Amazon Web Services experienced a half hour outage yesterday thanks to a network configuration by a third-party provider, affecting a wide range of the cloud provider's customers.
The outage occured between 10.25 and 11.07 AEST, when solutions proivider AxCelX wrongly advertised that it would accept a set of routes for traffic for AWS, via the border gateway protocol (BGP) that manages data flows between autonomous networks.
AWS posted a post-mortem of the incident, and said "providers should normally reject these routes by policy, but in this case, the routes were accepted and propagated to other ISPs, affecting some end users ability to access AWS resources".
AxCelX owned up to the mistake and apologised on Twitter.
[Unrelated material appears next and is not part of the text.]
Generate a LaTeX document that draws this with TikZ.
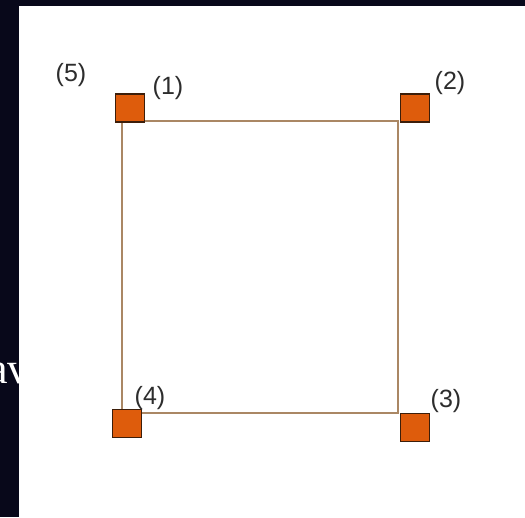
\documentclass[tikz,border=0pt]{standalone}
\usepackage{fontspec}
\setmainfont{Liberation Sans}
\newfontfamily\serifav{Liberation Serif}
\definecolor{bgdark}{RGB}{8,8,26}
\definecolor{sqfill}{RGB}{222,92,12}
\definecolor{sqedge}{RGB}{60,30,10}
\definecolor{edgeline}{RGB}{170,135,100}
\definecolor{labelgray}{RGB}{45,45,45}
\tikzset{
  sqnode/.style={draw=sqedge, fill=sqfill, line width=1.3pt, minimum width=29pt, minimum height=28pt, inner sep=0pt, outer sep=0pt},
  lbl/.style={text=labelgray, inner sep=0pt, font=\fontsize{25}{25}\selectfont},
  edge/.style={draw=edgeline, line width=1.1pt}
}
\begin{document}
\begin{tikzpicture}[x=1pt,y=-1pt]
\useasboundingbox (0,0) rectangle (525,517);
\fill[bgdark] (0,0) rectangle (525,517);
\node[text=white, anchor=base west, inner sep=0pt, font=\serifav\fontsize{44}{44}\selectfont] (av) at (-12,383) {av};
\fill[white] (19,6) rectangle (525,517);
% outline
\coordinate (c1) at (122,121);
\coordinate (c2) at (398,121);
\coordinate (c3) at (398,413);
\coordinate (c4) at (122,413);
\draw[edge] (c1) -- (c2) -- (c3) -- (c4) -- cycle;
% squares
\node[sqnode] (s1) at (130,108) {};
\node[sqnode] (s2) at (415,108) {};
\node[sqnode] (s3) at (415,427.5) {};
\node[sqnode] (s4) at (127,423.5) {};
% labels
\node[lbl] (l5) at (71,75) {(5)};
\node[lbl] (l1) at (168,88) {(1)};
\node[lbl] (l2) at (450,83) {(2)};
\node[lbl] (l3) at (446,401) {(3)};
\node[lbl] (l4) at (150,398) {(4)};
\end{tikzpicture}
\end{document}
Our sincere apologies to everyone who experienced a route leak via AS33083 of AWS. We have a new prefix-list facing Hibernia.— Axcelx (@Axcelx) July 1, 2015
Nick Kephart of network performance monitoring firm ThousandEyes conducted an analysis of the outage after his company noticed that its corporate website and other facilities hosted on AWS were not accessible.
The analysis showed that AxCelX's BGP configuration mistake led to that company and ISP Hibernia incorrectly appearing in the network path to Amazon, leading to large packet loss for the data traffic.
While the outage was brief, Kephart noted it affected several well-known web properties such as Tinder, Netflix, financial firm Experian and Yelp.
BGP information between networks to direct data traffic is by and large trust-based and can be prone to configuration mistakes that result in large-scale outages affecting millions of internet customers.
In June this year, a massive route leak by Telekom Malaysia caused severe access problems for Australian and New Zealand providers, after the South East Asian telco's network was swamped with large amounts of traffic it wrongly said it could accept.